Recent advancements in the immersed boundary method (IBM) from 2020 to 2024 have significantly enhanced its accuracy, efficiency, and versatility in handling complex fluid–structure interaction problems. The method’s performance has been greatly influenced by the choice of fluid solvers, including high-resolution techniques such as WENO schemes, spectral DNS, and LES, which have improved turbulence modeling and high-Reynolds-number simulations. Concurrently, developments in boundary treatment strategies—such as high-order ghost-cell methods, divergence-free formulations, and hybrid approaches—have addressed key challenges in pressure stability and shock interactions. The growing adoption of OpenFOAM-based IBM frameworks and GPU-accelerated implementations has further expanded their industrial applicability, particularly for moving boundaries and unstructured meshes. Meanwhile, emerging trends like machine learning-assisted optimization and AMR-enhanced IBM frameworks are pushing the boundaries of computational efficiency and adaptive resolution. These advancements have enabled breakthroughs across diverse fields, from high-speed aerodynamics and biofluid dynamics to environmental flows and additive manufacturing, solidifying IBM’s role as a powerful tool in modern computational fluid dynamics for both scientific and engineering applications.

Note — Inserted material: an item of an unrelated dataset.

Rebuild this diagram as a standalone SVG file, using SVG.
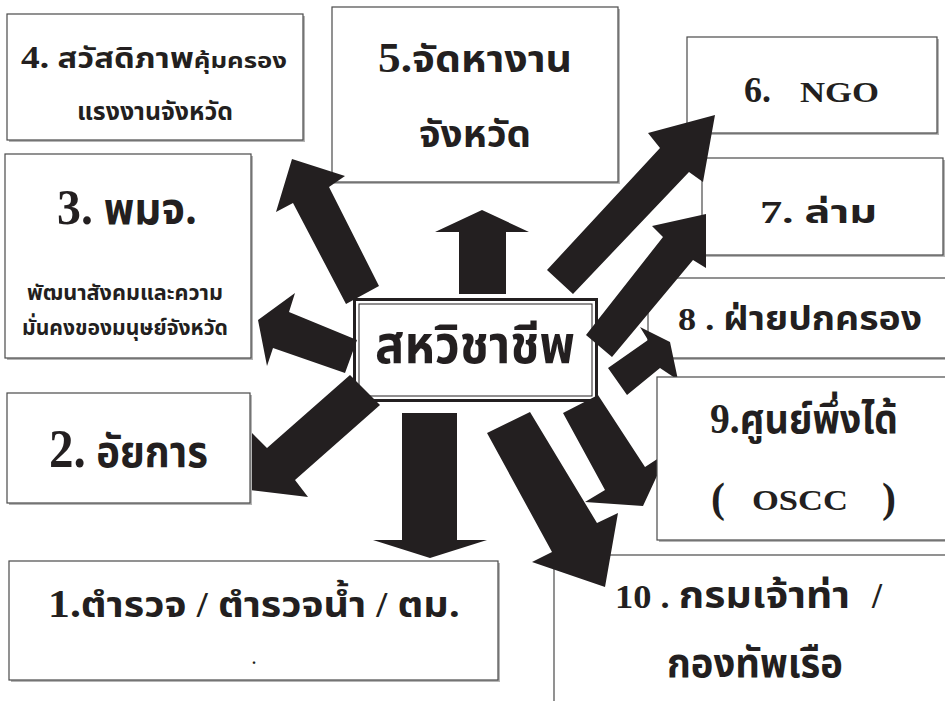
<svg xmlns="http://www.w3.org/2000/svg" width="945" height="701" viewBox="0 0 945 701">
<style>
.bg{fill:#ffffff}
.box{fill:#ffffff;stroke:#4a4a4a;stroke-width:1.2}
.sh{fill:#b5b5b5}
.arr{fill:#231f20}
.th{font-family:"Noto Sans Thai","Noto Serif Thai","Noto Sans","DejaVu Sans",sans-serif;font-weight:bold;fill:#231f20}
.lat{font-family:"Liberation Serif","Times New Roman",serif;font-weight:bold;fill:#231f20}
</style>
<rect class="bg" x="0" y="0" width="945" height="701"/>

<g id="node4">
<rect class="sh" x="9" y="16" width="296" height="126"/>
<rect class="box" x="7" y="14" width="296" height="126"/>
<text x="21" y="68" textLength="266" lengthAdjust="spacingAndGlyphs"><tspan class="lat" font-size="32">4.</tspan><tspan class="th" font-size="28"> สวัสดิภาพ</tspan><tspan class="th" font-size="22">คุ้มครอง</tspan></text>
<text class="th" x="77" y="120" font-size="25" textLength="156" lengthAdjust="spacingAndGlyphs">แรงงานจังหวัด</text>
</g>

<g id="node5">
<rect class="sh" x="334" y="9" width="286" height="175"/>
<rect class="box" x="332" y="7" width="286" height="175"/>
<text x="378" y="72" textLength="194" lengthAdjust="spacingAndGlyphs"><tspan class="lat" font-size="42">5.</tspan><tspan class="th" font-size="38">จัดหางาน</tspan></text>
<text class="th" x="419" y="147" font-size="38" textLength="112" lengthAdjust="spacingAndGlyphs">จังหวัด</text>
</g>

<g id="node6">
<rect class="sh" x="689" y="39" width="250" height="96"/>
<rect class="box" x="687" y="37" width="250" height="96"/>
<text class="lat" x="744" y="102" font-size="36">6.</text>
<text class="lat" x="800" y="102" font-size="29" textLength="79" lengthAdjust="spacingAndGlyphs">NGO</text>
</g>

<g id="node7">
<rect class="sh" x="704" y="160" width="241" height="97"/>
<rect class="box" x="702" y="158" width="241" height="97"/>
<text x="760" y="223" textLength="117" lengthAdjust="spacingAndGlyphs"><tspan class="lat" font-size="32">7.</tspan><tspan class="th" font-size="31"> ล่าม</tspan></text>
</g>

<g id="node3">
<rect class="sh" x="7" y="156" width="246" height="204"/>
<rect class="box" x="5" y="154" width="246" height="204"/>
<text x="57" y="224" textLength="140" lengthAdjust="spacingAndGlyphs"><tspan class="lat" font-size="50">3.</tspan><tspan class="th" font-size="44"> พมจ.</tspan></text>
<text class="th" x="27" y="300" font-size="22" textLength="196" lengthAdjust="spacingAndGlyphs">พัฒนาสังคมและความ</text>
<text class="th" x="22" y="335" font-size="22" textLength="206" lengthAdjust="spacingAndGlyphs">มั่นคงของมนุษย์จังหวัด</text>
</g>

<g id="node1">
<rect class="sh" x="11" y="563" width="489" height="119"/>
<rect class="box" x="9" y="561" width="489" height="119"/>
<text x="48" y="617" textLength="412" lengthAdjust="spacingAndGlyphs"><tspan class="lat" font-size="40">1.</tspan><tspan class="th" font-size="36">ตำรวจ </tspan><tspan class="lat" font-size="36">/</tspan><tspan class="th" font-size="36"> ตำรวจน้ำ </tspan><tspan class="lat" font-size="36">/</tspan><tspan class="th" font-size="36"> ตม.</tspan></text>
<text class="lat" x="252" y="664" font-size="16">.</text>
</g>

<g id="node8">
<rect class="sh" x="650" y="280" width="295" height="80"/>
<rect class="box" x="648" y="278" width="300" height="80"/>
<text x="678" y="330" textLength="244" lengthAdjust="spacingAndGlyphs"><tspan class="lat" font-size="32">8 . </tspan><tspan class="th" font-size="33">ฝ่ายปกครอง</tspan></text>
</g>

<g id="node10">
<rect class="box" x="554" y="555" width="400" height="160"/>
<text x="615" y="608" textLength="235" lengthAdjust="spacingAndGlyphs"><tspan class="lat" font-size="34">10 . </tspan><tspan class="th" font-size="38">กรมเจ้าท่า</tspan></text>
<text class="lat" x="872" y="608" font-size="36">/</text>
<text class="th" x="667" y="677" font-size="40" textLength="176" lengthAdjust="spacingAndGlyphs">กองทัพเรือ</text>
</g>

<g id="center">
<rect x="354.5" y="299.5" width="242" height="101" fill="#ffffff" stroke="#231f20" stroke-width="3"/>
<rect x="359" y="304" width="233" height="92" fill="none" stroke="#231f20" stroke-width="1"/>
<text class="th" x="375" y="363" font-size="54" textLength="200" lengthAdjust="spacingAndGlyphs">สหวิชาชีพ</text>
</g>

<g id="connectors">
<polygon class="arr" points="459,294 459,232 435,232 482,210 529,232 506,232 506,294"/>
<polygon class="arr" points="402,413 457,413 457,540 487,540 430,558 373,540 402,540"/>
<polygon class="arr" points="346,304 293,203 276,212 292,159 345,176 329,187 379,286"/>
<polygon class="arr" points="357,340 289,312 295,293 258,320 267,366 273,348 345,373"/>
<polygon class="arr" points="350,375 267,448 252,433 232,488 308,497 295,480 380,405"/>
<polygon class="arr" points="547,270 660,148 648,133 715,115 703,182 689,172 573,294"/>
<polygon class="arr" points="586,335 663,237 652,226 706,214 706,268 693,260 612,357"/>
<polygon class="arr" points="608,368 648,340 640,327 670,342 678,380 660,368 627,395"/>
<polygon class="arr" points="563,413 605,490 585,502 643,506 668,452 645,467 598,395"/>
<polygon class="arr" points="487,433 552,552 532,562 605,587 618,513 597,523 530,412"/>
</g>

<g id="node2">
<rect class="sh" x="9" y="395" width="243" height="110"/>
<rect class="box" x="7" y="393" width="243" height="110"/>
<text x="49" y="467" textLength="159" lengthAdjust="spacingAndGlyphs"><tspan class="lat" font-size="54">2.</tspan><tspan class="th" font-size="44"> อัยการ</tspan></text>
</g>

<g id="node9">
<rect class="sh" x="659" y="379" width="290" height="163"/>
<rect class="box" x="657" y="377" width="290" height="163"/>
<text x="710" y="433" textLength="188" lengthAdjust="spacingAndGlyphs"><tspan class="lat" font-size="42">9.</tspan><tspan class="th" font-size="40">ศูนย์พึ่งได้</tspan></text>
<text class="lat" x="711" y="512" font-size="42">(</text>
<text class="lat" x="752" y="510" font-size="30" textLength="96" lengthAdjust="spacingAndGlyphs">OSCC</text>
<text class="lat" x="882" y="512" font-size="42">)</text>
</g>
</svg>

6. Future Scope and Concluding Remarks

The future of IBM holds immense potential for addressing emerging challenges in FSI and expanding their applicability across diverse fields. Advancing computational efficiency for large-scale simulations remains a critical area of focus, particularly for problems involving highly intricate geometries or multi-physics phenomena. Enhancing the accuracy of IB methods in capturing fine-scale interactions, such as those in turbulent flows or systems with soft or flexible structures, presents another promising avenue. Integrating IB methods with machine learning techniques could enable real-time applications and adaptive modeling, while leveraging next-generation computing architectures could revolutionize high-resolution simulations. These directions underscore the need for continued innovation in numerical techniques and cross-disciplinary collaboration to unlock new capabilities.

This review has provided a comprehensive overview of recent advancements in IB methods, with a focus on turbulence modeling and complex geometric handling. By building on foundational works and exploring recent innovations, it demonstrates the versatility and effectiveness of IBMs in addressing intricate FSI challenges across engineering and scientific domains. With ongoing research and technological progress, IB methods are poised to become even more integral to addressing the intricate challenges of modern science and engineering.